I magged my Penn Senator 4/0 about 2 years ago using the instruction from the link Gun Doctor provided above. It took only about 15 minutes to do all the work. Let the epoxy get good and dry and your done.. I ended up putting in 3 medium sized earth magnets and it made a huge difference on casting. If you have a spec of mechanicle ability, this wont be any problem for you.. just follow the directions and you'll be good.. 
Good Luck


----------



## KD (Aug 11, 2005)

*Another article...*

http://www.charkbait.com/article/2004/Walt_Galen.htm

Here's another article on magging, this time on an Avet. Just received my magnets from Lee Valley this week, going to try this on my wife's MXL and my LX...

-KD


----------



## brazman (Aug 22, 2006)

Checked out the magnet website...I found some on ebay, will be getting 10 3/8" mags for $5 w/shipping. Have a few reels to mag, maybe keep the rest handy as I add weapons to my surf arsenal.
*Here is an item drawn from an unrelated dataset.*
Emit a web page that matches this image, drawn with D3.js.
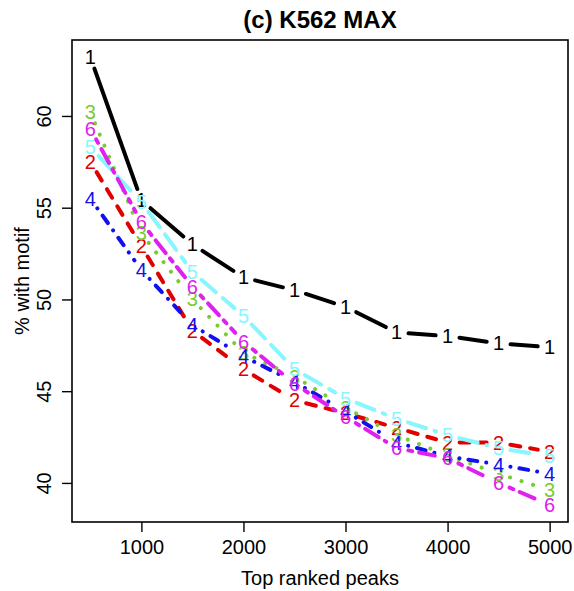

Thanks for all the help!


----------



## Surf Hunter (Sep 28, 2006)

Here is a link to an article I did on a different site for magging an Avet MXJ. This method will work with most reels. The key to to try to use washers to hold the mags as they increase the magnetic field but you have to careful they don't rub the spool.

Hope this may help:
http://www.stripersonline.com/surftalk/showthread.php?t=479646&highlight=magging


----------



## word-doctor (Sep 20, 2005)

The most information, bar none, is on the Florida Surf Board.
You can look for some information in the articles, but searching the message board is best. I used pics and information from Richard to tune and mag a Penn 350; there is also information about other old Penns (Long Beaches, etc.) This is the most serious site for casting/fishing that I've found. But I'll tell you: one day at HI would have all those boys and girls moving to Texas!


----------